Banking on predictions of a $585 billion sleep economy by 2024, Aman partnered with certified sleep specialist Dr Micheal Breus on the Amangiri sleep retreat. The experience begins with a pre-arrival assessment and one-on-one interview with Breus before guests are assigned a genetically predetermined sleep regimen called a "chrono-type" which acts as their foundation for the rest of the retreat.
Six Senses offer a range of sleep programmes across many of their destinations including Ibiza, India and Figi. At Six Senses Spa Thimphu in Bhutan, The Sleep Retreat acts as part of their renowned wellness programme, designed to "restore energy levels and establish a balanced, and sustained, sleep pattern" through an on-call Sleep Doctor, holistic massage, hot stone baths and low-intensity training programmes.

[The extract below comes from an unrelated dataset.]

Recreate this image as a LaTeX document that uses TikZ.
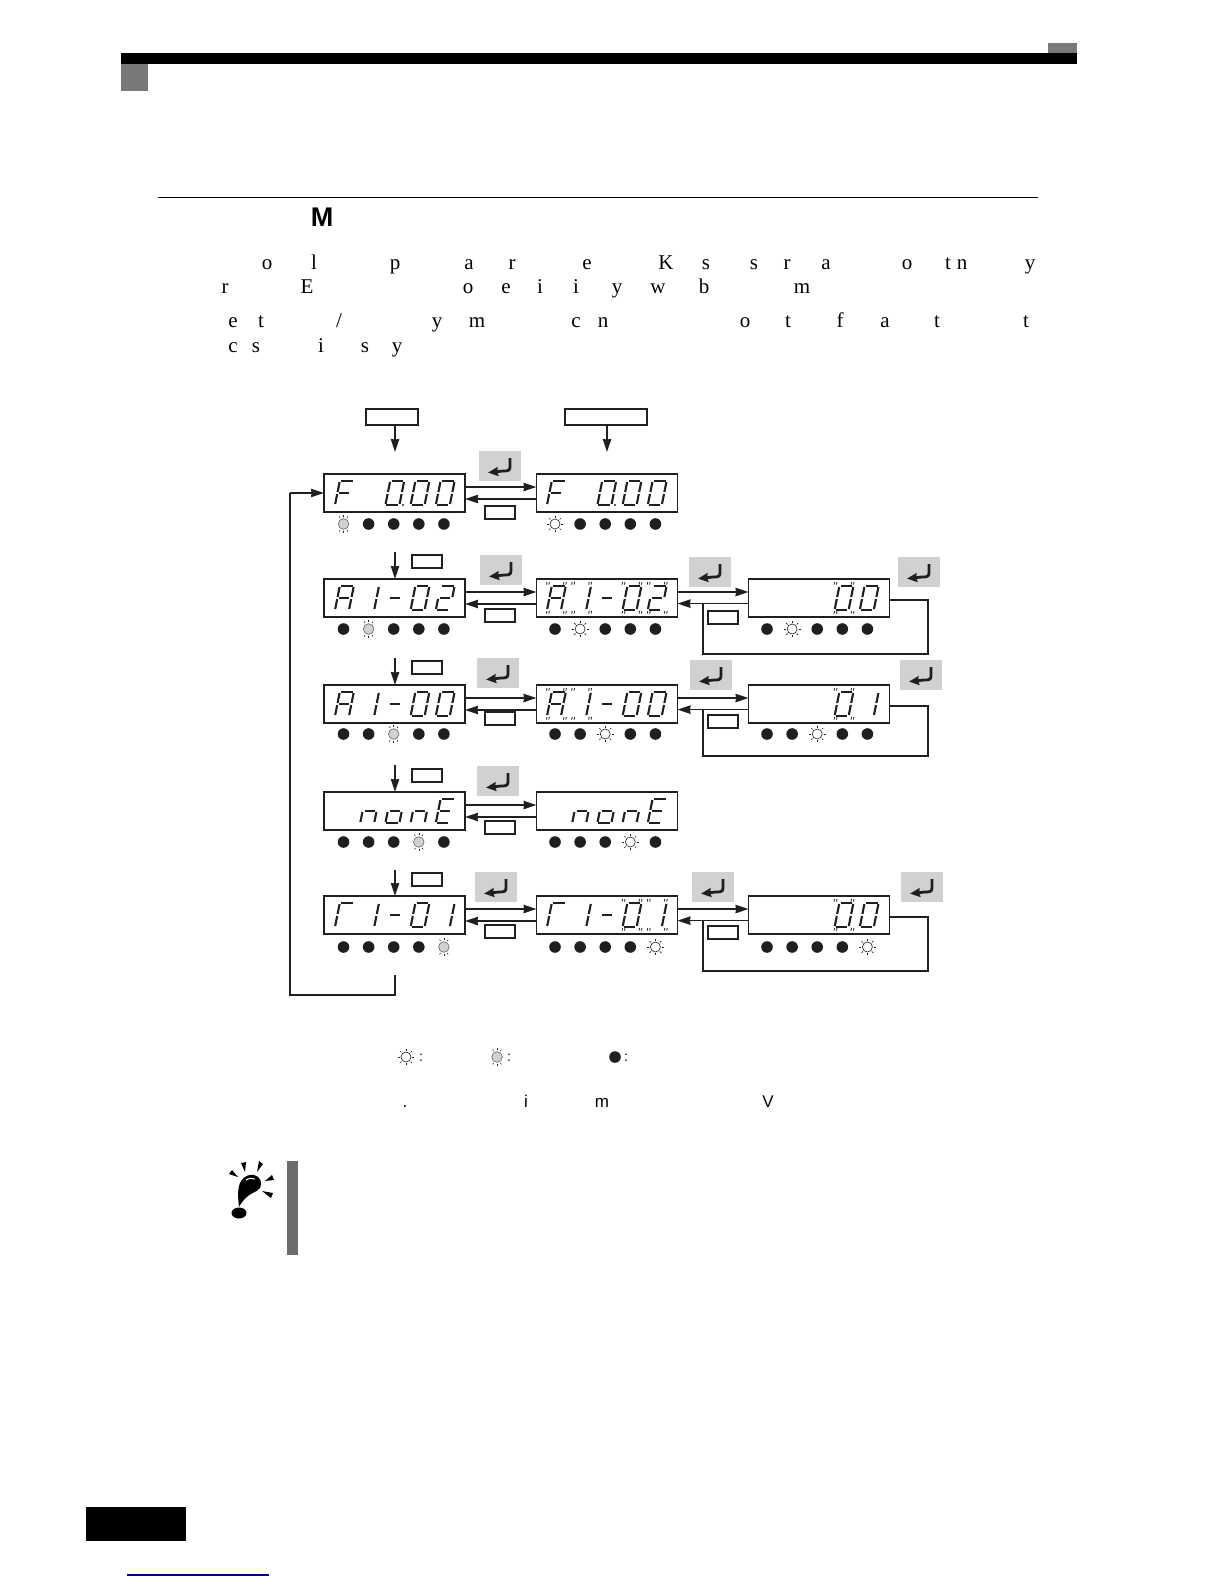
\documentclass[tikz,border=0pt]{standalone}
\usepackage{fontspec}
\setmainfont{Liberation Serif}
\setsansfont{Liberation Sans}
\usetikzlibrary{arrows.meta,calc}
\definecolor{btngray}{gray}{0.82}
\definecolor{dotblk}{gray}{0.12}
\tikzset{
  x=0.5pt,y=-0.5pt,
  dispbox/.style={draw=dotblk,line width=0.9pt,fill=white,minimum width=70.5pt,minimum height=19pt,inner sep=0pt,outer sep=0pt},
  seghor/.style={draw=dotblk,line width=0.75pt},
  segver/.style={draw=dotblk,line width=1.05pt},
  tick/.style={draw=dotblk,line width=0.4pt},
  lbox/.style={draw=dotblk,line width=0.85pt,fill=white,inner sep=0pt,outer sep=0pt,anchor=north west},
  entb/.style={fill=btngray,draw=none,minimum width=21pt,minimum height=15pt,inner sep=0pt,outer sep=0pt,anchor=north west},
  enticon/.style={draw=dotblk,line width=1.4pt,-{Stealth[length=5pt,width=4.4pt,inset=0.4pt]}},
  arr/.style={draw=dotblk,line width=0.75pt,-{Stealth[length=6.5pt,width=4.2pt,inset=0.3pt]}},
  ln/.style={draw=dotblk,line width=0.8pt},
  ledb/.style={circle,fill=dotblk,draw=none,minimum size=5.8pt,inner sep=0pt,outer sep=0pt},
  ledw/.style={circle,fill=white,draw=dotblk,line width=0.3pt,minimum size=5pt,inner sep=0pt,outer sep=0pt},
  ledg/.style={circle,fill=btngray,draw=dotblk!70,line width=0.3pt,minimum size=5.3pt,inner sep=0pt,outer sep=0pt},
  raystyle/.style={draw=dotblk,line width=0.3pt},
  serifl/.style={font=\rmfamily\fontsize{10.5}{12}\selectfont,anchor=base,inner sep=0pt,text=black},
  sansl/.style={font=\sffamily\fontsize{8.5}{10}\selectfont,anchor=base,inner sep=0pt,text=black},
}
% segments
\def\sga{\draw[seghor] (1.5,-24)--(13,-24);}
\def\sgb{\draw[segver] (14,-23)--(14,-13);}
\def\sgc{\draw[segver] (14,-11)--(14,-1);}
\def\sgd{\draw[seghor] (1,0)--(12.5,0);}
\def\sge{\draw[segver] (0,-11)--(0,-1);}
\def\sgf{\draw[segver] (0,-23)--(0,-13);}
\def\sgg{\draw[seghor] (2,-12)--(12,-12);}
\def\dgF{\sga\sgf\sgg\sge}
\def\dgZ{\sga\sgb\sgc\sgd\sge\sgf}
\def\dgT{\sga\sgb\sgg\sge\sgd}
\def\dgA{\sga\sgb\sgc\sge\sgf\sgg}
\def\dgO{\sgb\sgc}
\def\dgM{\sgg}
\def\dgG{\sga\sgf\sge}
\def\dgN{\sgc\sge\sgg}
\def\dgC{\sgc\sgd\sge\sgg}
\def\dgE{\sga\sgf\sgg\sge\sgd}
\newcommand\ticktwo[2]{\draw[tick] (#1,#2)--++(-0.6,2.6) (#1+2.4,#2)--++(-0.6,2.6);}
\newcommand\segdigit[4]{%
  \begin{scope}[shift={(#1,#2)},xslant=.2]#3\end{scope}%
  \ifnum#4=1
    \begin{scope}[shift={(#1,#2)}]
      \ticktwo{0}{-28}\ticktwo{17}{-28}\ticktwo{0}{1}\ticktwo{17}{1}
    \end{scope}
  \fi}
\newcommand\readout[3]{%
  \foreach \sn/\dig/\bl in {#3}{%
    \pgfmathsetmacro\xx{335+25.2*(\sn-1)+#1}%
    \segdigit{\xx}{#2}{\csname dg\dig\endcsname}{\bl}}}
\newcommand\ledrow[5]{% prefix, xbase, y, active, style
  \foreach \i in {1,...,5}{%
    \pgfmathsetmacro\xx{#2+25.1*(\i-1)}%
    \ifnum\i=#4
      \node[#5] (#1\i) at (\xx,#3) {};
      \sunrays{#1\i}{#5}
    \else
      \node[ledb] (#1\i) at (\xx,#3) {};
    \fi}}
\newcommand\sunrays[2]{%
  \def\tmpg{#2}\def\tmpw{ledw}%
  \ifx\tmpg\tmpw
    \foreach \a in {0,45,...,315}{\draw[raystyle] (#1)+(\a:6.4)--+(\a:8.4);}
  \else
    \foreach \a in {60,90,120,240,270,300}{\draw[raystyle] (#1)+(\a:6.8)--+(\a:8.6);}
  \fi}
\newcommand\entbtn[3]{%
  \node[entb] (#1) at (#2,#3) {};
  \draw[enticon] ([xshift=5pt,yshift=4pt]#1.center) -- ([xshift=5pt,yshift=-0.5pt]#1.center) .. controls ([xshift=5pt,yshift=-2.5pt]#1.center) and ([xshift=3.5pt,yshift=-2.5pt]#1.center) .. ([xshift=1.5pt,yshift=-2.5pt]#1.center) -- ([xshift=-6pt,yshift=-3.3pt]#1.center);}
\newcommand\lblbox[5]{% name x1 y1 w h
  \node[lbox,minimum width=#4,minimum height=#5] (#1) at (#2,#3) {};}
\begin{document}
\begin{tikzpicture}
\useasboundingbox (0,0) rectangle (1224,1584);
% page furniture
\fill[black] (121,53) rectangle (1077,64);
\fill[gray!95!black] (121,64) rectangle (148,91);
\fill[gray!95!black] (1048,43) rectangle (1077,53);
\draw[black,line width=0.5pt] (158,197) -- (1038,197);
\fill[black] (86,1507) rectangle (186,1541);
\draw[color={rgb,255:red,0;green,0;blue,140},line width=0.6pt] (127,1575) -- (269,1575);
\node[font=\sffamily\bfseries\fontsize{13.5}{15}\selectfont,anchor=base,inner sep=0pt] (heading) at (322,226) {M};
% scattered body letters
\foreach \lx/\ly/\lt in {267/269/o,314/269/l,395/269/p,469/269/a,512/269/r,587/269/e,666/269/K,706/269/s,754/269/s,787/269/r,826/269/a,907/269/o,948/269/t,962/269/n,1030/269/y,
  225/293/r,307/293/E,468/293/o,506/293/e,540/293/i,576/293/i,617/293/y,658/293/w,704/293/b,802/293/m,
  233/327/e,261/327/t,437/327/y,477/327/m,576/327/c,603/327/n,745/327/o,788/327/t,840/327/f,885/327/a,937/327/t,1026/327/t,
  233/352/c,256/352/s,321/352/i,365/352/s,397/352/y}{
  \node[serifl] (t\lx-\ly) at (\lx,\ly) {\lt};
}
\node[serifl] (tslash) at (339,327) {/};
\foreach \lx/\lt in {405/.,526/i,602/m,768/V}{
  \node[sansl] (s\lx) at (\lx,1107) {\lt};
}
% displays
\foreach \cn/\cx in {1/394.5,2/607,3/819}{
  \foreach \rn/\rt in {1/474,2/579,3/685,4/792,5/896}{
    \pgfmathtruncatemacro\skp{(\cn==3 && (\rn==1 || \rn==4)) ? 1 : 0}
    \ifnum\skp=0
      \pgfmathsetmacro\yy{\rt+19}
      \node[dispbox] (d\rn\cn) at (\cx,\yy) {};
    \fi
  }
}
% digits
\readout{0}{505}{1/F/0,3/Z/0,4/Z/0,5/Z/0}
\readout{212}{505}{1/F/0,3/Z/0,4/Z/0,5/Z/0}
\fill[dotblk] (403,505) circle (1.1);
\fill[dotblk] (615,505) circle (1.1);
\readout{0}{610}{1/A/0,2/O/0,3/M/0,4/Z/0,5/T/0}
\readout{212}{610}{1/A/1,2/O/1,3/M/0,4/Z/1,5/T/1}
\readout{424}{610}{4/Z/1,5/Z/0}
\readout{0}{716}{1/A/0,2/O/0,3/M/0,4/Z/0,5/Z/0}
\readout{212}{716}{1/A/1,2/O/1,3/M/0,4/Z/0,5/Z/0}
\readout{424}{716}{4/Z/1,5/O/0}
\readout{0}{823}{2/N/0,3/C/0,4/N/0,5/E/0}
\readout{212}{823}{2/N/0,3/C/0,4/N/0,5/E/0}
\readout{0}{927}{1/G/0,2/O/0,3/M/0,4/Z/0,5/O/0}
\readout{212}{927}{1/G/0,2/O/0,3/M/0,4/Z/1,5/O/1}
\readout{424}{927}{4/Z/1,5/Z/0}
% LEDs
\ledrow{la}{343.5}{524}{1}{ledg}
\ledrow{lb}{555}{524}{1}{ledw}
\ledrow{lc}{343.5}{629}{2}{ledg}
\ledrow{ld}{555}{629}{2}{ledw}
\ledrow{le}{767}{629}{2}{ledw}
\ledrow{lf}{343.5}{734}{3}{ledg}
\ledrow{lg}{555}{734}{3}{ledw}
\ledrow{lh}{767}{734}{3}{ledw}
\ledrow{li}{343.5}{842}{4}{ledg}
\ledrow{lj}{555}{842}{4}{ledw}
\ledrow{lk}{343.5}{947}{5}{ledg}
\ledrow{ll}{555}{947}{5}{ledw}
\ledrow{lm}{767}{947}{5}{ledw}
% legend
\node[ledw] (legw) at (406,1057) {}; \sunrays{legw}{ledw}
\node[ledg] (legg) at (497,1057) {}; \sunrays{legg}{ledg}
\node[ledb] (legb) at (615,1057) {};
\node[sansl,font=\sffamily\fontsize{7}{8}\selectfont] (colw) at (421,1061) {:};
\node[sansl,font=\sffamily\fontsize{7}{8}\selectfont] (colg) at (509,1061) {:};
\node[sansl,font=\sffamily\fontsize{7}{8}\selectfont] (colb) at (626,1061) {:};
% enter buttons
\entbtn{e11}{479}{451}
\entbtn{e21}{480}{555}
\entbtn{e22}{689}{557}
\entbtn{e23}{898}{557}
\entbtn{e31}{477}{658}
\entbtn{e32}{690}{660}
\entbtn{e33}{900}{660}
\entbtn{e41}{477}{766}
\entbtn{e51}{475}{872}
\entbtn{e52}{692}{872}
\entbtn{e53}{901}{872}
% labelled boxes (blank)
\lblbox{top1}{366}{409}{26pt}{8pt}
\lblbox{top2}{565}{409}{41pt}{8pt}
\lblbox{b1}{485}{506}{15pt}{6.5pt}
\lblbox{b2}{485}{609}{15pt}{6.5pt}
\lblbox{b3}{485}{712}{15pt}{6.5pt}
\lblbox{b4}{485}{821}{15pt}{6.5pt}
\lblbox{b5}{485}{925}{15pt}{6.5pt}
\lblbox{k1}{412}{555}{15pt}{6.5pt}
\lblbox{k2}{412}{661}{15pt}{6.5pt}
\lblbox{k3}{412}{769}{15pt}{6.5pt}
\lblbox{k4}{412}{873}{15pt}{6.5pt}
\lblbox{c1}{708}{611}{15pt}{6.5pt}
\lblbox{c2}{708}{715}{15pt}{6.5pt}
\lblbox{c3}{708}{926}{15pt}{6.5pt}
% connectors
\coordinate (a1) at (395,452); \coordinate (a2) at (607,452);
\draw[arr] (top1.south -| a1) -- (a1);
\draw[arr] (top2.south -| a2) -- (a2);
\coordinate (s2) at (395,552); \coordinate (s3) at (395,658);
\coordinate (s4) at (395,765); \coordinate (s5) at (395,870);
\draw[arr] (s2) -- (d21.north -| s2);
\draw[arr] (s3) -- (d31.north -| s3);
\draw[arr] (s4) -- (d41.north -| s4);
\draw[arr] (s5) -- (d51.north -| s5);
\foreach \r in {1,2,3,4,5}{
  \draw[arr] ([yshift=3pt]d\r1.east) -- ([yshift=3pt]d\r2.west);
  \draw[arr] ([yshift=-3pt]d\r2.west) -- ([yshift=-3pt]d\r1.east);
}
\foreach \r in {2,3,5}{
  \draw[arr] ([yshift=3pt]d\r2.east) -- ([yshift=3pt]d\r3.west);
  \draw[arr] ([yshift=-2.8pt]d\r3.west) -- ([yshift=-2.8pt]d\r2.east);
}
\coordinate (p2a) at (928,654); \coordinate (p2b) at (703,654); \coordinate (p2c) at (703,603.5);
\draw[ln] ([yshift=-1pt]d23.east) -| (p2a) -- (p2b) -- (p2c);
\coordinate (p3a) at (928,756); \coordinate (p3b) at (703,756); \coordinate (p3c) at (703,709.5);
\draw[ln] ([yshift=-1pt]d33.east) -| (p3a) -- (p3b) -- (p3c);
\coordinate (p5a) at (928,971); \coordinate (p5b) at (703,971); \coordinate (p5c) at (703,920.5);
\draw[ln] ([yshift=-1pt]d53.east) -| (p5a) -- (p5b) -- (p5c);
% return loop
\coordinate (ra) at (395,975); \coordinate (rb) at (395,995); \coordinate (rc) at (290,995);
\coordinate (rd) at (290,493);
\draw[ln,line width=0.6pt] (ra) -- (rb) -- (rc) -- (rd);
\draw[arr,line width=0.6pt] (rd) -- (d11.west);
% attention icon
\fill[color={gray!85!black}] (287,1161) rectangle (298,1255);
\fill[black] (239,1213) ellipse (7.5 and 5.5);
\fill[black] (239,1207) .. controls (238,1198) and (237,1188) .. (241,1181) .. controls (244,1176) and (250,1174) .. (254,1175) .. controls (260,1176) and (263,1183) .. (260,1188) .. controls (257,1193) and (247,1192) .. (239,1207) -- cycle;
\draw[white,line width=0.5pt] (246,1180) .. controls (249,1178) and (252,1178) .. (255,1179);
\fill[black] (229,1174) -- (232,1170) -- (238,1177) -- cycle;
\fill[black] (241,1163) -- (246,1162) -- (245,1172) -- cycle;
\fill[black] (259,1161) -- (263,1164) -- (257,1172) -- cycle;
\fill[black] (272,1175) -- (274,1180) -- (265,1181) -- cycle;
\fill[black] (273,1193) -- (271,1198) -- (262,1191) -- cycle;
\end{tikzpicture}
\end{document}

While R&R has always been a crystal clear driver of travel, where mattress quality and thread count are established markers of luxury, taking leave from daily life to sleep and discover how to sleep better is indicative of a desire for deeper care. Not something to cast as a fleeting fad.
Perhaps only one of these shifts is relevant to your brand – perhaps none, certainly not all. Regardless, they’re strains in the larger travel ecosystem, giving context to a vast industry and a myriad of microtrends, macrotrends, global drivers and human truths. They’re spaces to be played in, offering room for innovation in how brands convey their message and meaning. Just look at Prada.
Within travel, there are so many avenues for experimentation. It’s about bending your brand in unexpectedly sound ways. Heightening your charm and crafting moments of surprise and awe. A word of warning though – bend too far and it will break.